Hezzie and John Johanson, executive director and project manager for CAC Woodside, respectively, were pleased with the turnout throughout the weekend and would like to see the festival return in future years. This was the first event CAC Woodside was open for — the space is officially opening sometime in 2014 and will continue to host art events. All proceeds from ticket sales for Rest Fest, minus expenses, will go to ongoing renovations in the church space.
“This event signals the building’s change of use from a church, a place of congregation, to a place of gathering for the arts,” John Johanson said.
Even with all the changes, Rest Fest still managed to retain its local, homegrown charm, thanks to the historic church setting of CAC Woodside, but, more importantly, thanks to the acts themselves. Festival organizers wisely put most of the acoustic-oriented acts earlier on in the lineup, with the noisier stuff hitting in the evening. Each set was roughly 30 minutes, which kept things moving at a nice pace.
Singer-songwriter Tor Loney, of Tor & the Fjords, opened on the chapel stage, sans his bandmates, kicking things off with a fine set of hooky pop-rock. Accents were up next on the church stage (none of the bands overlapped, which meant back-to-back music all day on alternating stages, with the exception of a half-hour intermission at 5:30). The normally five-piece group stripped down to a three-piece, the better to highlight TJ Foster and Lauren Alexander and their strong harmonies.
Eclectic guitarist Matt Durfee and his band, the Rattling Baddlies (featuring the rhythm section of Albany rockers Alta Mira) took over in the chapel, with highlights including the instrumental “The Devil in Your Hands” and the hard-driving “Bad and Blue.” Next up, the first electric group of the day, Party Boat, brought surf-inflected ’60s pop to the church stage. After a brief reprieve with the more mellow Beaked Whale, Wild Adriatic closed out the first half of the day with a rocking set that drew almost entirely from the band’s upcoming album. The group’s Motown-meets-Led-Zeppelin sound was best on audience scream-along “Woe” towards the end of the set.

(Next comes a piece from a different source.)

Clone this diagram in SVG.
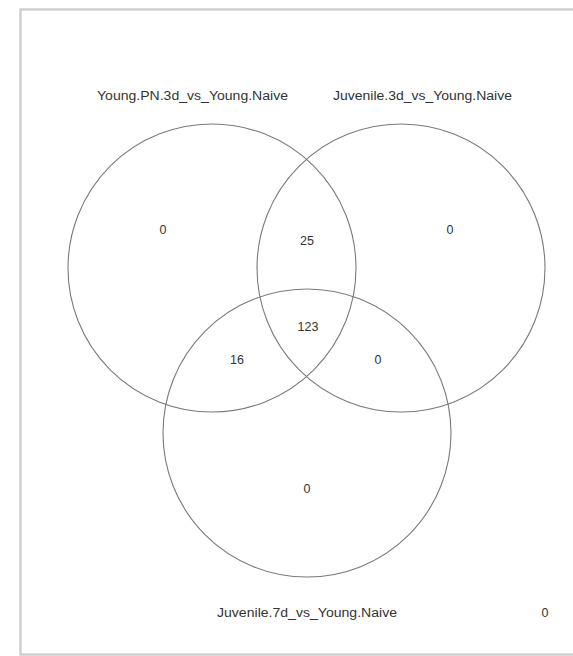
<svg xmlns="http://www.w3.org/2000/svg" width="573" height="656" viewBox="0 0 573 656">
<style>
.frame{fill:none;stroke:#cfcfcf;stroke-width:2.5}
.set{fill:none;stroke:#7a7a7a;stroke-width:1.1}
.lbl{font-family:"Liberation Sans",Arial,sans-serif;font-size:12.5px;fill:#333;text-anchor:middle}
.num{font-family:"Liberation Sans",Arial,sans-serif;font-size:12.5px;fill:#333;text-anchor:middle}
</style>
<rect x="0" y="0" width="573" height="656" fill="#ffffff"/>
<path class="frame" d="M573,9.5 H20.5 V654.5 H573"/>
<g id="set-young-pn-3d">
<circle class="set" cx="212" cy="268" r="144"/>
<text class="lbl" x="192.5" y="99.5" textLength="191" lengthAdjust="spacingAndGlyphs">Young.PN.3d_vs_Young.Naive</text>
</g>
<g id="set-juvenile-3d">
<circle class="set" cx="401" cy="268" r="144"/>
<text class="lbl" x="422.5" y="99.5" textLength="179" lengthAdjust="spacingAndGlyphs">Juvenile.3d_vs_Young.Naive</text>
</g>
<g id="set-juvenile-7d">
<circle class="set" cx="307" cy="433" r="144"/>
<text class="lbl" x="307" y="616.5" textLength="180" lengthAdjust="spacingAndGlyphs">Juvenile.7d_vs_Young.Naive</text>
</g>
<g id="counts">
<text class="num" x="163" y="233.5">0</text>
<text class="num" x="450" y="233.5">0</text>
<text class="num" x="307" y="244.5">25</text>
<text class="num" x="308" y="330.5">123</text>
<text class="num" x="237" y="363.5">16</text>
<text class="num" x="378" y="363.5">0</text>
<text class="num" x="307" y="492.5">0</text>
<text class="num" x="545" y="616.5">0</text>
</g>
</svg>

Bear Grass hit the church stage shortly after 6, kicking off the second half of the day with a mellow set of leader Katie Hammon’s spacey indie rock. From here, The Lucky Jukebox Brigade took the chapel back to the 1920s with a set of modern swing, with seven musicians crammed onto the tiny stage — during one song, the three horn players disappeared, only to reappear on the second floor of the building later in the song.
Country punkers The Slaughterhouse Chorus, up next in the church, were perhaps the loudest band at the festival — although Barons in the Attic, which played just before Man Man, also on the church stage, could have easily taken that title, as well. Between the two, experimental Hudson artist C. Ryder Cooley led her trio, the Dustbowl Faeries, through an eerie set of esoteric indie pop over in the chapel.
Man Man finally took the stage at 10:30, more than a half-hour late after an excruciating soundcheck. The group more than made up for it with an energetic performance drawing from all three of its albums, but with particular focus on the new “On Oni Pond,” due out next week. The group’s eclectic sound, combining elements of electronica with full-throttle rock and plenty of theatricality, got the now-packed house dancing right from the get-go. Pianist, lead vocalist and all-around mastermind Honus Honus was the main focus throughout, jumping up and down at his keyboard during early number “Top Drawer” and pumping the crowd up throughout the band’s hour-plus performance.